§ **PROBLEM**
Omit the pictures and print exactly the lines of the listing below, starting at the first and ending at the line containing "des emplois dans".

§ **DATA SECTION**
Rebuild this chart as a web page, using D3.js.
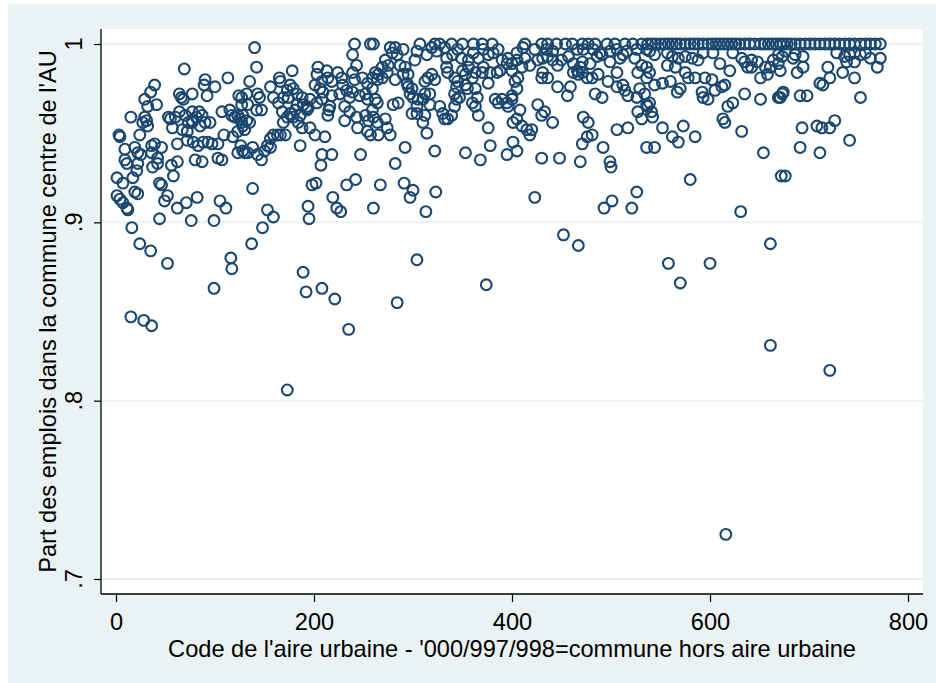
<!DOCTYPE html>
<html>
<head>
<meta charset="utf-8">
<script src="https://cdn.jsdelivr.net/npm/d3@7"></script>
<style>
  body { margin: 0; background: #fff; }
  text { font-family: "Liberation Sans", Arial, sans-serif; fill: #000; }
</style>
</head>
<body>
<svg width="936" height="683"></svg>
<script>
const xTicks = [0, 200, 400, 600, 800];
const yTicks = [0.7, 0.8, 0.9, 1];
const yTickLabels = [".7", ".8", ".9", "1"];
const xTitle = "Code de l'aire urbaine - '000/997/998=commune hors aire urbaine";
const yTitle = "Part des emplois dans la commune centre de l'AU";

// [code de l'aire urbaine, part des emplois]
const airesLow = [
  [69,.986],[39,.977],[35,.973],[29,.969],[32,.965],[41,.966],[15,.959],[29,.959],[31,.957],[27,.956],
  [32,.954],[24,.949],[3,.949],[4,.948],[9,.941],[19,.942],[22,.939],[25,.938],[36,.943],[39,.944],
  [46,.942],[36,.939],[42,.936],[9,.935],[64,.972],[66,.970],[68,.969],[77,.972],[90,.980],[89,.977],
  [100,.976],[92,.971],[113,.981],[53,.959],[55,.958],[60,.959],[64,.962],[70,.960],[77,.962],[84,.962],
  [87,.960],[73,.956],[77,.956],[81,.959],[90,.956],[95,.956],[85,.954],[57,.953],[67,.952],[72,.951],
  [62,.944],[72,.946],[78,.945],[83,.943],[88,.945],[93,.945],[97,.944],[103,.944],[107,.962],[115,.963],
  [117,.960],[120,.959],[123,.960],[127,.956],[109,.949],[118,.948],[123,.951],[126,.943],[123,.939],[103,.936],
  [107,.935],[80,.935],[87,.934],[42,.933],[62,.934],[22,.933],[124,.971],[127,.966],[77,.957],
  [1,.925],[7,.922],[1,.915],[4,.913],[7,.911],[11,.908],[12,.907],[16,.897],[17,.925],[21,.929],
  [19,.917],[22,.916],[11,.933],[37,.931],[56,.932],[58,.926],[44,.922],[46,.921],[52,.915],[49,.912],
  [62,.908],[71,.911],[82,.914],[44,.902],[76,.901],[99,.901],[105,.912],[111,.908],[138,.919],[153,.907],
  [159,.903],[148,.897],[15,.847],[28,.845],[36,.842],[24,.888],[35,.884],[52,.877],[99,.863],[117,.874],
  [116,.880],[137,.888],[173,.806]
];

const airesMidLow = [
  [140,.998],[142,.987],[178,.985],[135,.979],[165,.981],[166,.979],[156,.976],[159,.970],[132,.972],[127,.970],
  [143,.972],[145,.970],[133,.966],[142,.963],[147,.963],[128,.960],[132,.957],[135,.956],[128,.954],[130,.952],
  [125,.958],[176,.977],[179,.975],[173,.974],[183,.972],[174,.970],[188,.970],[196,.969],[169,.970],[164,.967],
  [168,.962],[176,.961],[181,.963],[186,.960],[173,.959],[179,.959],[194,.964],[169,.956],[184,.956],[171,.949],
  [166,.949],[163,.949],[159,.949],[156,.947],[153,.943],[156,.942],[150,.940],[138,.942],[133,.939],[128,.940],
  [130,.939],[143,.938],[147,.935],[186,.943],[188,.953],[196,.953],[201,.949],[211,.948],[208,.938],[218,.938],
  [193,.963],[204,.987],[203,.983],[213,.985],[214,.981],[208,.979],[201,.977],[206,.975],[218,.979],[224,.984],
  [228,.981],[229,.977],[233,.974],[226,.972],[218,.971],[209,.973],[208,.969],[203,.967],[216,.965],[214,.960],
  [215,.963],[231,.965],[236,.970],[239,.973],[246,.971],[241,.980],[239,.984],[243,.988],[239,.994],[241,1],
  [257,1],[260,1],[249,.981],[254,.978],[259,.981],[262,.984],[259,.975],[252,.972],[254,.969],[262,.969],
  [259,.963],[252,.960],[243,.959],[255,.957],[260,.959],[264,.956],[244,.953],[254,.951],[257,.949],[231,.957],
  [236,.962],[183,.966],[189,.966],[193,.965],
  [194,.909],[195,.902],[198,.921],[202,.922],[219,.914],[223,.908],[227,.906],[233,.921],[242,.924],[247,.938],
  [260,.908],[267,.921],[189,.872],[192,.861],[208,.863],[221,.857],[235,.840],[207,.932]
];

const airesMid = [
  [307,1],[322,1],[327,1],[339,1],[350,1],[361,1],[370,1],[380,1],[277,.998],[282,.998],
  [290,.997],[279,.995],[284,.994],[272,.991],[269,.987],[275,.988],[274,.984],[287,.988],[292,.987],[302,.991],
  [304,.996],[314,.994],[319,.998],[324,.996],[332,.998],[334,.992],[340,.994],[345,.997],[349,.992],[356,.991],
  [361,.995],[366,.992],[371,.997],[376,.994],[381,.995],[386,.997],[390,.991],[395,.989],[396,.992],[265,.983],
  [264,.980],[269,.981],[282,.980],[290,.983],[295,.983],[294,.978],[299,.975],[297,.972],[295,.976],[312,.979],
  [315,.981],[319,.983],[322,.980],[334,.987],[335,.984],[342,.981],[345,.979],[344,.976],[350,.985],[353,.983],
  [356,.987],[360,.981],[353,.977],[355,.975],[363,.984],[370,.984],[371,.987],[378,.984],[385,.984],[388,.985],
  [376,.978],[363,.975],[365,.970],[360,.967],[347,.970],[342,.972],[344,.969],[312,.972],[310,.969],[305,.969],
  [300,.970],[304,.965],[299,.961],[304,.961],[312,.960],[317,.966],[317,.972],[327,.965],[330,.961],[332,.958],
  [335,.958],[339,.960],[342,.965],[363,.965],[366,.960],[383,.969],[386,.967],[390,.969],[395,.967],[400,.971],
  [396,.965],[401,.956],[280,.966],[285,.967],[264,.967],[272,.958],[274,.953],[277,.949],[265,.949],[310,.956],
  [314,.950],[292,.942],[322,.940],[353,.939],[368,.935],[378,.943],[395,.938],[376,.953],[282,.933],
  [284,.855],[291,.922],[297,.914],[300,.918],[304,.879],[313,.906],[323,.917],[374,.865]
];

const airesMidHigh = [
  [413,1],[430,1],[436,1],[445,1],[454,1],[461,1],[471,1],[477,1],[484,1],[496,1],
  [504,1],[514,1],[522,1],[531,1],
  [411,.998],[423,.997],[435,.997],[441,.996],[466,.997],[472,.997],[482,.997],[489,.995],[499,.996],[506,.997],
  [516,.996],[526,.997],[536,.997],
  [405,.995],[413,.992],[418,.988],[426,.991],[431,.992],[436,.993],[441,.991],[446,.988],[450,.991],[457,.993],
  [462,.989],[466,.985],[469,.987],[471,.990],[479,.989],[486,.993],[491,.994],[499,.990],[509,.992],[512,.994],
  [524,.992],[531,.988],[405,.991],[400,.989],[410,.987],[431,.984],[430,.981],[436,.981],[462,.984],[467,.983],
  [471,.984],[476,.981],[481,.981],[487,.983],[506,.984],[527,.984],[536,.987],[400,.985],[406,.981],[403,.979],
  [446,.976],[459,.976],[456,.971],[484,.972],[491,.970],[497,.979],[506,.976],[512,.977],[514,.974],[517,.971],
  [526,.970],[529,.975],[536,.981],[405,.975],[400,.969],[426,.966],[430,.960],[433,.962],[408,.963],[405,.958],
  [410,.954],[415,.952],[420,.952],[418,.949],[441,.956],[472,.959],[477,.956],[476,.948],[481,.949],[471,.944],
  [492,.942],[506,.952],[517,.953],[527,.962],[531,.958],[536,.966],[430,.936],[448,.936],[469,.934],[499,.934],
  [405,.940],[401,.945],[536,.942],
  [423,.914],[452,.893],[467,.887],[493,.908],[501,.912],[500,.931],[521,.908],[526,.917]
];

const airesHigh = [
  [537,1],[541,1],[545,1],[550,1],[554,1],[558,1],[562,1],[566,1],[570,1],[575,1],
  [580,1],[584,1],[588,1],[593,1],[598,1],[602,1],[606,1],[610,1],[614,1],[618,1],
  [622,1],[626,1],[630,1],[635,1],[640,1],[645,1],[651,1],[655,1],[659,1],[663,1],
  [667,1],[671,1],
  [539,.996],[544,.994],[557,.995],[562,.993],[568,.992],[575,.993],[582,.992],[588,.991],[593,.995],[603,.995],
  [610,.989],[623,.995],[632,.992],[635,.990],[642,.991],[648,.990],[656,.987],[664,.991],[669,.994],
  [539,.984],[557,.988],[565,.987],[575,.984],[578,.981],[585,.981],[595,.981],[602,.980],[620,.985],[615,.977],
  [638,.987],[642,.987],[651,.981],[658,.983],[661,.987],[669,.989],[673,.993],[544,.977],[552,.978],[560,.979],
  [567,.973],[570,.975],[592,.973],[593,.970],[598,.969],[605,.974],[612,.976],[635,.972],[651,.969],[669,.970],
  [673,.972],[534,.972],[539,.967],[537,.965],[541,.962],[542,.959],[618,.965],[623,.967],[613,.958],[615,.956],
  [552,.953],[573,.954],[562,.948],[568,.945],[585,.948],[632,.951],[544,.942],[654,.939],
  [558,.877],[570,.866],[580,.924],[600,.877],[616,.725],[631,.906],[661,.888],[661,.831],[672,.926],[676,.926]
];

const airesTop = [
  [674,1],[678,1],[682,1],[686,1],[691,1],[696,1],[701,1],[706,1],[711,1],[716,1],
  [721,1],[726,1],[731,1],[736,1],[741,1],[746,1],[752,1],[757,1],[762,1],[767,1],
  [772,1],
  [676,.996],[686,.994],[694,.993],[684,.992],[728,.995],[736,.993],[741,.994],[746,.995],[752,.994],[757,.995],
  [762,.992],[772,.992],[738,.990],[746,.990],[694,.987],[688,.984],[719,.987],[721,.981],[734,.984],[746,.981],
  [769,.987],[671,.985],[711,.978],[714,.977],[674,.973],[671,.970],[691,.971],[698,.971],[752,.970],[693,.953],
  [708,.954],[713,.953],[721,.953],[726,.957],[691,.942],[711,.939],[741,.946],
  [721,.817]
];

const points = [...airesLow, ...airesMidLow, ...airesMid, ...airesMidHigh, ...airesHigh, ...airesTop];

const svg = d3.select("svg"),
  plot = { left: 101, right: 923, top: 29, bottom: 594 },
  navy = "#1a476f",
  bg = "#eaf2f3",
  fontSize = 23.6;

const x = d3.scaleLinear().domain([0, 800]).range([116, 908]);
const y = d3.scaleLinear().domain([0.7, 1]).range([579, 44]);

// graph region + plot region
svg.append("rect")
  .attr("x", 8).attr("y", 4)
  .attr("width", 928).attr("height", 679)
  .style("fill", bg);
svg.append("rect")
  .attr("x", plot.left).attr("y", plot.top)
  .attr("width", plot.right - plot.left).attr("height", plot.bottom - plot.top)
  .style("fill", "#fff");

// grid
svg.append("g")
  .selectAll("line")
  .data(yTicks)
  .enter()
  .append("line")
  .attr("x1", plot.left).attr("x2", plot.right)
  .attr("y1", d => y(d)).attr("y2", d => y(d))
  .style("stroke", bg)
  .style("stroke-width", 2);

// points
svg.append("g")
  .selectAll("circle")
  .data(points)
  .enter()
  .append("circle")
  .attr("cx", d => x(d[0]))
  .attr("cy", d => y(d[1]))
  .attr("r", 5.4)
  .style("fill", "none")
  .style("stroke", navy)
  .style("stroke-width", 2.1);

// axes
const xAxis = svg.append("g")
  .attr("transform", `translate(0,${plot.bottom})`)
  .call(d3.axisBottom(x).tickValues(xTicks).tickSizeInner(8).tickSizeOuter(0).tickPadding(11));
xAxis.select(".domain").remove();
xAxis.selectAll("line").style("stroke", "#000").style("stroke-width", 1.2);
xAxis.selectAll("text")
  .style("font-family", '"Liberation Sans", Arial, sans-serif')
  .style("font-size", fontSize + "px")
  .style("fill", "#000");

const yAxis = svg.append("g")
  .attr("transform", `translate(${plot.left},0)`)
  .call(d3.axisLeft(y).tickValues(yTicks).tickSizeInner(7).tickSizeOuter(0).tickFormat(""));
yAxis.select(".domain").remove();
yAxis.selectAll("line").style("stroke", "#000").style("stroke-width", 1.2);

svg.append("g")
  .selectAll("text")
  .data(yTicks)
  .enter()
  .append("text")
  .attr("transform", d => `translate(82,${y(d)}) rotate(-90)`)
  .attr("text-anchor", "middle")
  .style("font-size", fontSize + "px")
  .text((d, i) => yTickLabels[i]);

svg.append("line")
  .attr("x1", plot.left).attr("x2", plot.left)
  .attr("y1", plot.top).attr("y2", plot.bottom)
  .style("stroke", "#000").style("stroke-width", 1.3);
svg.append("line")
  .attr("x1", plot.left).attr("x2", plot.right)
  .attr("y1", plot.bottom).attr("y2", plot.bottom)
  .style("stroke", "#000").style("stroke-width", 1.3);

// titles
svg.append("text")
  .attr("x", (plot.left + plot.right) / 2)
  .attr("y", 657)
  .attr("text-anchor", "middle")
  .style("font-size", fontSize + "px")
  .text(xTitle);

svg.append("text")
  .attr("transform", `translate(56,${(plot.top + plot.bottom) / 2}) rotate(-90)`)
  .attr("text-anchor", "middle")
  .style("font-size", fontSize + "px")
  .text(yTitle);
</script>
</body>
</html>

§ **EXERCISE RESPONSE**
Rebuild this chart as a web page, using D3.js.
<!DOCTYPE html>
<html>
<head>
<meta charset="utf-8">
<script src="https://cdn.jsdelivr.net/npm/d3@7"></script>
<style>
  body { margin: 0; background: #fff; }
  text { font-family: "Liberation Sans", Arial, sans-serif; fill: #000; }
</style>
</head>
<body>
<svg width="936" height="683"></svg>
<script>
const xTicks = [0, 200, 400, 600, 800];
const yTicks = [0.7, 0.8, 0.9, 1];
const yTickLabels = [".7", ".8", ".9", "1"];
const xTitle = "Code de l'aire urbaine - '000/997/998=commune hors aire urbaine";
const yTitle = "Part des emplois dans la commune centre de l'AU";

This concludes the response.